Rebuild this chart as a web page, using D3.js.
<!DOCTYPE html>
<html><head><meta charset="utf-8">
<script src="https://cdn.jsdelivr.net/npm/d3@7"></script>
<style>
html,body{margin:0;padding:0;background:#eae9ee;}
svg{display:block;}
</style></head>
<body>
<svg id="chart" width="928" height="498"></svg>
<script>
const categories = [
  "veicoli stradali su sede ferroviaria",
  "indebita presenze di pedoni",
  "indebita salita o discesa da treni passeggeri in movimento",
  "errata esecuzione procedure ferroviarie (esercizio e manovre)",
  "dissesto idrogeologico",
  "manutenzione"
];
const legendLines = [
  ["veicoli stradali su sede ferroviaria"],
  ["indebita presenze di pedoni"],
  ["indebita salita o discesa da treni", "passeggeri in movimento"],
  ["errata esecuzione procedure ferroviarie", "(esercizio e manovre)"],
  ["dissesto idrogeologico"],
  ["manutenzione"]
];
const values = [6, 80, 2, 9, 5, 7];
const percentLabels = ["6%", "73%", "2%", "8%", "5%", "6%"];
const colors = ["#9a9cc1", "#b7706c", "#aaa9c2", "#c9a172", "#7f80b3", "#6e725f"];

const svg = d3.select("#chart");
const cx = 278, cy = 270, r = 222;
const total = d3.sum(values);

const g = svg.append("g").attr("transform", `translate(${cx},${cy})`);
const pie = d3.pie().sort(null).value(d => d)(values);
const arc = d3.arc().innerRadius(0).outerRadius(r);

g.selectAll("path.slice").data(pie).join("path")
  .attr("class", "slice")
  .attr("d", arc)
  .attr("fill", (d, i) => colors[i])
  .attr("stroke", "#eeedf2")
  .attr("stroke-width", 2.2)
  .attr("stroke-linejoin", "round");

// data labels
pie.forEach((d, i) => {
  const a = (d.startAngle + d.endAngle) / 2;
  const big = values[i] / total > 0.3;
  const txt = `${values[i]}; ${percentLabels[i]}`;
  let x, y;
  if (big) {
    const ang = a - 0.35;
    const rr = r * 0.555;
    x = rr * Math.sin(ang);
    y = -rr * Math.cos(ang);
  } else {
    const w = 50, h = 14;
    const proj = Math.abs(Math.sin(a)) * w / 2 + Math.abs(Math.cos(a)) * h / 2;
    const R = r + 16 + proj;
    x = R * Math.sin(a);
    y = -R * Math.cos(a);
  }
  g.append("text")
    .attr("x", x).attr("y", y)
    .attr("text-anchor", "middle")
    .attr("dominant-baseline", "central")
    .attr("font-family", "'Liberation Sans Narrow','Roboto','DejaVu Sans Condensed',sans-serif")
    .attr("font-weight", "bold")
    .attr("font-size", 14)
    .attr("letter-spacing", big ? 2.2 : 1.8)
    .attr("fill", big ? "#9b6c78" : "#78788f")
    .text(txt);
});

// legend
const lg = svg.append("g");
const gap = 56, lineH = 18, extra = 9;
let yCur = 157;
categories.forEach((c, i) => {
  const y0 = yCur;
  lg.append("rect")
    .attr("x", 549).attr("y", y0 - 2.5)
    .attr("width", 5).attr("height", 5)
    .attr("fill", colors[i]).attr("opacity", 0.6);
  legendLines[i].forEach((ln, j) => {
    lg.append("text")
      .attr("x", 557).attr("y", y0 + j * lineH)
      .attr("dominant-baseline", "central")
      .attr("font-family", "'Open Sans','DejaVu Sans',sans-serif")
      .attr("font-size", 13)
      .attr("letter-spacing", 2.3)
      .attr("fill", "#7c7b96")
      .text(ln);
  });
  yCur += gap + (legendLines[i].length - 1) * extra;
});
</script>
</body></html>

────

**TASK BRIEF**
Repeat the material above in full, quoting it exactly.

**FINAL RESULT**
Rebuild this chart as a web page, using D3.js.
<!DOCTYPE html>
<html><head><meta charset="utf-8">
<script src="https://cdn.jsdelivr.net/npm/d3@7"></script>
<style>
html,body{margin:0;padding:0;background:#eae9ee;}
svg{display:block;}
</style></head>
<body>
<svg id="chart" width="928" height="498"></svg>
<script>
const categories = [
  "veicoli stradali su sede ferroviaria",
  "indebita presenze di pedoni",
  "indebita salita o discesa da treni passeggeri in movimento",
  "errata esecuzione procedure ferroviarie (esercizio e manovre)",
  "dissesto idrogeologico",
  "manutenzione"
];
const legendLines = [
  ["veicoli stradali su sede ferroviaria"],
  ["indebita presenze di pedoni"],
  ["indebita salita o discesa da treni", "passeggeri in movimento"],
  ["errata esecuzione procedure ferroviarie", "(esercizio e manovre)"],
  ["dissesto idrogeologico"],
  ["manutenzione"]
];
const values = [6, 80, 2, 9, 5, 7];
const percentLabels = ["6%", "73%", "2%", "8%", "5%", "6%"];
const colors = ["#9a9cc1", "#b7706c", "#aaa9c2", "#c9a172", "#7f80b3", "#6e725f"];

const svg = d3.select("#chart");
const cx = 278, cy = 270, r = 222;
const total = d3.sum(values);

const g = svg.append("g").attr("transform", `translate(${cx},${cy})`);
const pie = d3.pie().sort(null).value(d => d)(values);
const arc = d3.arc().innerRadius(0).outerRadius(r);

g.selectAll("path.slice").data(pie).join("path")
  .attr("class", "slice")
  .attr("d", arc)
  .attr("fill", (d, i) => colors[i])
  .attr("stroke", "#eeedf2")
  .attr("stroke-width", 2.2)
  .attr("stroke-linejoin", "round");

// data labels
pie.forEach((d, i) => {
  const a = (d.startAngle + d.endAngle) / 2;
  const big = values[i] / total > 0.3;
  const txt = `${values[i]}; ${percentLabels[i]}`;
  let x, y;
  if (big) {
    const ang = a - 0.35;
    const rr = r * 0.555;
    x = rr * Math.sin(ang);
    y = -rr * Math.cos(ang);
  } else {
    const w = 50, h = 14;
    const proj = Math.abs(Math.sin(a)) * w / 2 + Math.abs(Math.cos(a)) * h / 2;
    const R = r + 16 + proj;
    x = R * Math.sin(a);
    y = -R * Math.cos(a);
  }
  g.append("text")
    .attr("x", x).attr("y", y)
    .attr("text-anchor", "middle")
    .attr("dominant-baseline", "central")
    .attr("font-family", "'Liberation Sans Narrow','Roboto','DejaVu Sans Condensed',sans-serif")
    .attr("font-weight", "bold")
    .attr("font-size", 14)
    .attr("letter-spacing", big ? 2.2 : 1.8)
    .attr("fill", big ? "#9b6c78" : "#78788f")
    .text(txt);
});

// legend
const lg = svg.append("g");
const gap = 56, lineH = 18, extra = 9;
let yCur = 157;
categories.forEach((c, i) => {
  const y0 = yCur;
  lg.append("rect")
    .attr("x", 549).attr("y", y0 - 2.5)
    .attr("width", 5).attr("height", 5)
    .attr("fill", colors[i]).attr("opacity", 0.6);
  legendLines[i].forEach((ln, j) => {
    lg.append("text")
      .attr("x", 557).attr("y", y0 + j * lineH)
      .attr("dominant-baseline", "central")
      .attr("font-family", "'Open Sans','DejaVu Sans',sans-serif")
      .attr("font-size", 13)
      .attr("letter-spacing", 2.3)
      .attr("fill", "#7c7b96")
      .text(ln);
  });
  yCur += gap + (legendLines[i].length - 1) * extra;
});
</script>
</body></html>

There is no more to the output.